Sulfur-coated urea (SCU) slow release fertilizers are known. In the customary process for the production of sulfur-coated urea, granular urea of nominal size range, 1.7-2.9 mm, which has been preheated in a fluid bed heater to 160.degree. F. to 180.degree. F., is introduced into the front end of a rotating horizontal cylindrical drum, nominally 12 feet in length and 5 1/2 feet in diameter. Lifting flights, or longitudinal ledges, which are fastened to the inside wall of the drum and evenly spaced around its circumference, lift and cascade the urea granules as the drum rotates. As the cascading granules pass through the drum, molten (290.degree. F.) sulfur is sprayed onto the urea granules from a series of nozzles uniformly positioned within the length of the drum. When a droplet of molten sulfur contacts a granule, it quickly solidifies; and a continuous coating of sulfur is formed on a urea granule when a sufficient number of molten sulfur droplets have made contact with it. In this randomized coating process the granules are coated to an average target thickness of 40 microns (.mu.) or about 13%-14% by weight sulfur-coating on the urea. However, various random proportions of the granules, which are discharging from the drum, have thin (&lt;30.mu.), medium (30.mu.-50.mu.) and thick (&gt;50.mu.) sulfur-coating thickness.

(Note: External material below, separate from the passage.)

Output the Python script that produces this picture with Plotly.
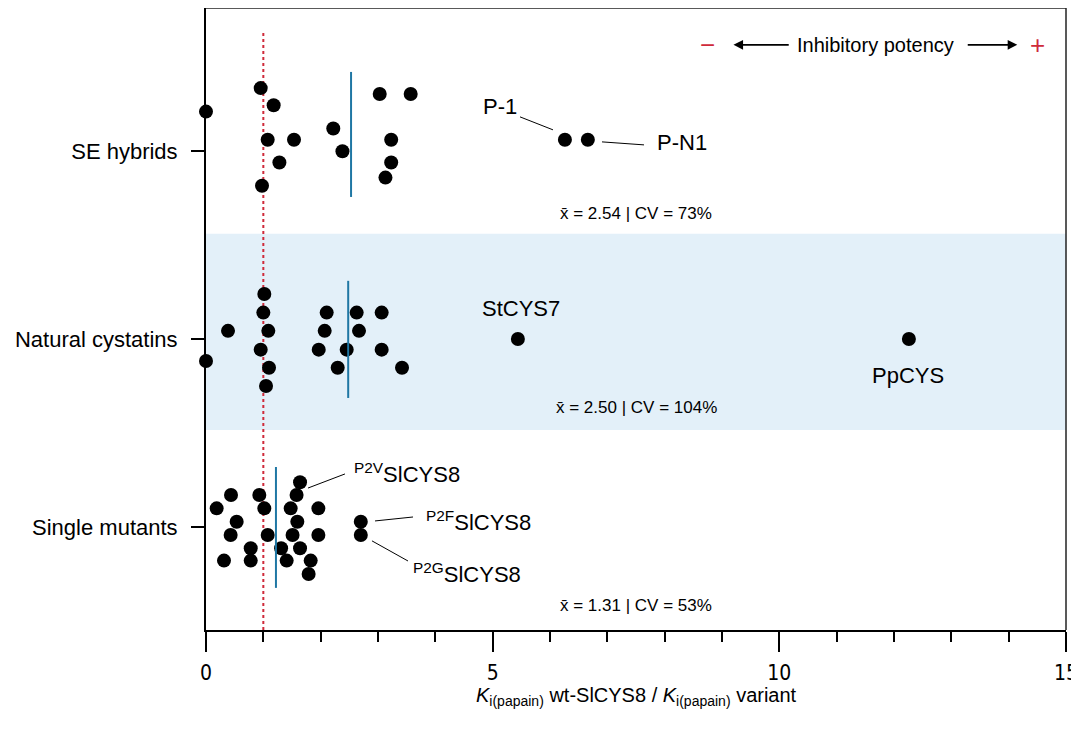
import plotly.graph_objects as go

# ---------------- data ----------------
categories = ["Single mutants", "Natural cystatins", "SE hybrids"]

se_x = [0, 0.954, 1.18, 1.076, 1.535, 1.28, 0.977, 2.22, 2.38, 3.03, 3.57, 3.23, 3.23, 3.13, 6.26, 6.66]
se_jit = [0.209, 0.334, 0.243, 0.059, 0.059, -0.062, -0.185, 0.119, -0.002, 0.303, 0.303, 0.059, -0.062, -0.142, 0.059, 0.059]

nat_x = [0, 0.384, 1.017, 1.0, 1.087, 0.954, 1.099, 1.047, 2.105, 2.07, 1.966, 2.297, 2.454, 2.628, 2.669,
         3.064, 3.064, 3.419, 5.44, 12.26]
nat_jit = [-0.117, 0.043, 0.239, 0.14, 0.043, -0.057, -0.153, -0.25, 0.14, 0.043, -0.057, -0.153, -0.057, 0.14,
           0.043, 0.14, -0.057, -0.153, 0.0, 0.0]

sm_x = [1.64, 1.58, 0.436, 0.93, 0.186, 1.017, 1.477, 1.96, 0.535, 1.593, 2.70, 0.43, 1.076, 1.51, 1.96, 2.70,
        0.78, 1.31, 1.64, 0.314, 0.78, 1.407, 1.826, 1.79]
sm_jit = [0.238, 0.17, 0.17, 0.17, 0.099, 0.099, 0.099, 0.099, 0.028, 0.028, 0.028, -0.043, -0.043, -0.043, -0.043,
          -0.043, -0.113, -0.113, -0.113, -0.179, -0.179, -0.179, -0.179, -0.25]

mean_line_x = [1.22, 2.48, 2.53]          # drawn centre lines (Single, Natural, SE)
stats_text = ["x\u0304 = 1.31 | CV = 53%", "x\u0304 = 2.50 | CV = 104%", "x\u0304 = 2.54 | CV = 73%"]
reference_x = 1.0

x_tickvals = [0, 5, 10, 15]

# ---------------- figure ----------------
BLACK = "#000000"
BLUE = "#1f77a4"
RED = "#cf2a3a"
FONT = "Liberation Sans, Arial, Helvetica, sans-serif"

fig = go.Figure()

groups = [(0, sm_x, sm_jit), (1, nat_x, nat_jit), (2, se_x, se_jit)]
for cat, xs, js in groups:
    fig.add_trace(go.Scatter(
        x=xs, y=[cat + j for j in js], mode="markers",
        marker=dict(size=14, color=BLACK, line=dict(width=0)),
        showlegend=False, hoverinfo="x", cliponaxis=False))

shapes = []
# shaded band for natural cystatins
shapes.append(dict(type="rect", xref="x", yref="y", x0=0, x1=15, y0=0.516, y1=1.559,
                   fillcolor="#e3f0f9", line=dict(width=0), layer="below"))
# reference dotted line
shapes.append(dict(type="line", xref="x", yref="y", x0=reference_x, x1=reference_x, y0=-0.548, y1=2.628,
                   line=dict(color=RED, width=2, dash="dot"), layer="below"))
# mean lines
extents = [(-0.324, 0.319), (-0.314, 0.309), (-0.245, 0.42)]
for cat, mx, (lo, hi) in zip([0, 1, 2], mean_line_x, extents):
    shapes.append(dict(type="line", xref="x", yref="y", x0=mx, x1=mx, y0=cat + lo, y1=cat + hi,
                       line=dict(color=BLUE, width=2)))
# leader lines
leaders = [
    (5.477, 2.181, 6.052, 2.112),
    (6.907, 2.048, 7.640, 2.032),
    (1.779, 0.207, 2.424, 0.282),
    (2.948, 0.032, 3.611, 0.053),
    (2.895, -0.074, 3.523, -0.181),
]
for x0, y0, x1, y1 in leaders:
    shapes.append(dict(type="line", xref="x", yref="y", x0=x0, y0=y0, x1=x1, y1=y1,
                       line=dict(color=BLACK, width=1)))
# top and right frame
shapes.append(dict(type="line", xref="paper", yref="paper", x0=0, x1=1, y0=1, y1=1,
                   line=dict(color="#222222", width=1.5)))
shapes.append(dict(type="line", xref="paper", yref="paper", x0=1, x1=1, y0=0, y1=1,
                   line=dict(color="#222222", width=1.5)))

ann = []
lab_font = dict(family=FONT, size=22, color=BLACK)
ann.append(dict(x=5.128, y=2.234, text="P-1", showarrow=False, font=lab_font, xanchor="center", yanchor="middle"))
ann.append(dict(x=7.83, y=2.043, text="P-N1", showarrow=False, font=lab_font, xanchor="left", yanchor="middle"))
ann.append(dict(x=5.494, y=1.16, text="StCYS7", showarrow=False, font=lab_font, xanchor="center", yanchor="middle"))
ann.append(dict(x=12.245, y=0.803, text="PpCYS", showarrow=False, font=lab_font, xanchor="center", yanchor="middle"))
ann.append(dict(x=2.547, y=0.287, text="<sup>P2V</sup>SlCYS8", showarrow=False, font=lab_font,
                xanchor="left", yanchor="middle"))
ann.append(dict(x=3.80, y=0.032, text="<sup>P2F</sup>SlCYS8", showarrow=False, font=lab_font,
                xanchor="left", yanchor="middle"))
ann.append(dict(x=3.576, y=-0.245, text="<sup>P2G</sup>SlCYS8", showarrow=False, font=lab_font,
                xanchor="left", yanchor="middle"))

stat_y = [-0.42, 0.633, 1.665]
for sy, st in zip(stat_y, stats_text):
    ann.append(dict(x=7.5, y=sy, text=st, showarrow=False, font=dict(family=FONT, size=17, color=BLACK),
                    xanchor="center", yanchor="middle"))

# inhibitory potency
top_y = 2.564
ann.append(dict(x=8.74, y=top_y, text="\u2212", showarrow=False,
                font=dict(family=FONT, size=26, color=RED), xanchor="center", yanchor="middle"))
ann.append(dict(x=11.67, y=top_y, text="Inhibitory potency", showarrow=False,
                font=dict(family=FONT, size=20, color=BLACK), xanchor="center", yanchor="middle"))
ann.append(dict(x=14.51, y=top_y, text="+", showarrow=False,
                font=dict(family=FONT, size=26, color=RED), xanchor="center", yanchor="middle"))
ann.append(dict(x=9.20, y=top_y, ax=10.19, ay=top_y, axref="x", ayref="y", xref="x", yref="y",
                text="", showarrow=True, arrowhead=2, arrowsize=1.2, arrowwidth=1.6, arrowcolor=BLACK,
                font=dict(size=12)))
ann.append(dict(x=14.15, y=top_y, ax=13.26, ay=top_y, axref="x", ayref="y", xref="x", yref="y",
                text="", showarrow=True, arrowhead=2, arrowsize=1.2, arrowwidth=1.6, arrowcolor=BLACK,
                font=dict(size=12)))

# axis title
ann.append(dict(x=0.5, y=-0.1077, xref="paper", yref="paper",
                text="<i>K</i><sub>i(papain)</sub> wt-SlCYS8 / <i>K</i><sub>i(papain)</sub> variant",
                showarrow=False, font=dict(family=FONT, size=20, color=BLACK),
                xanchor="center", yanchor="middle"))

# the page body adds an 8px margin, so the canvas is shifted by (8, 8)
fig.update_layout(
    width=1063, height=726,
    margin=dict(l=198, r=5, t=0, b=104, autoexpand=False),
    paper_bgcolor="white", plot_bgcolor="white",
    shapes=shapes, annotations=ann,
    font=dict(family=FONT, color=BLACK),
    xaxis=dict(range=[0, 15], tickvals=x_tickvals, ticktext=[str(v) for v in x_tickvals],
               showgrid=False, zeroline=False, showline=True, linecolor=BLACK, linewidth=2,
               ticks="outside", ticklen=20, tickwidth=2, tickcolor=BLACK, automargin=False,
               tickfont=dict(family="Liberation Sans Narrow, DejaVu Sans Condensed, Liberation Sans, Arial", size=21),
               ticklabelstandoff=3, ticklabeloverflow="allow",
               minor=dict(dtick=1, tick0=0, ticks="outside", ticklen=10, tickwidth=1.5, tickcolor=BLACK,
                          showgrid=False)),
    yaxis=dict(range=[-0.548, 2.76], tickvals=[0, 1, 2], ticktext=categories,
               showgrid=False, zeroline=False, showline=True, linecolor=BLACK, linewidth=2,
               ticks="outside", ticklen=13, tickwidth=2, tickcolor=BLACK, automargin=False,
               tickfont=dict(family=FONT, size=22), ticklabelstandoff=9),
)

fig.write_html("out.html")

Because of the inherent brittleness of the crystalline solid sulfur-coating which forms on the granule, and the thin, or even noncontinuous coating on many of the granules, it is customary that some type of secondary outer coating or sealant be spray applied onto the sulfur-coating surface. Usually this is done in a second horizontal rotating drum in series with the sulfur-coating drum. Historically, this sealant has been either a polymeric hydrocarbon, petroleum-based wax, or a combination of high viscosity polymeric paraffinic oil plus polyethylene, which is spray applied as a hot melt liquid onto the hot, but solid sulfur-coating surface. Since the sealant melt will not solidify at the 160.degree.-180.degree. F temperature of the sulfur-coated urea granules onto which it is applied, the liquid sealant distributes relatively uniformly onto all sulfur-coated granules by flowing, or transferring, from one granule to the next as they cascade through the rotating secondary sealant coating drum. These sealant coated sulfur-coated urea granules pass through a fluid bed cooler, after they are discharged from the sealant drum, wherein the sealant solidifies to a firm, but somewhat tacky polymeric coating.
The characteristic tackiness, which is common to these types of sealants, is offset by the application of a powder material, often referred to as a conditioner, such as talc, clay, silica, or diatomaceous earth. This conditioner application usually is applied to the cooled, polymeric coated sulfur-coated urea (PCSCU) in a third rotary drum in series with the sulfur-coating and sealant coating drums. Products of the above type are described in U.S. Pat. Nos. 3,295,950; 3,342,577; 3,877,415; 3,903,333; 3,991,225 and 5,219,465.
Although these sulfur-coated urea products generally have good slow release characteristics as manufactured, the impact and abrasion resistance of the coating is low. Mechanical degradation of the coating occurs as a consequence of the handling, transportation, blending and application operations, which results in significant deterioration of slow release properties. Therefore, improved products still are desired.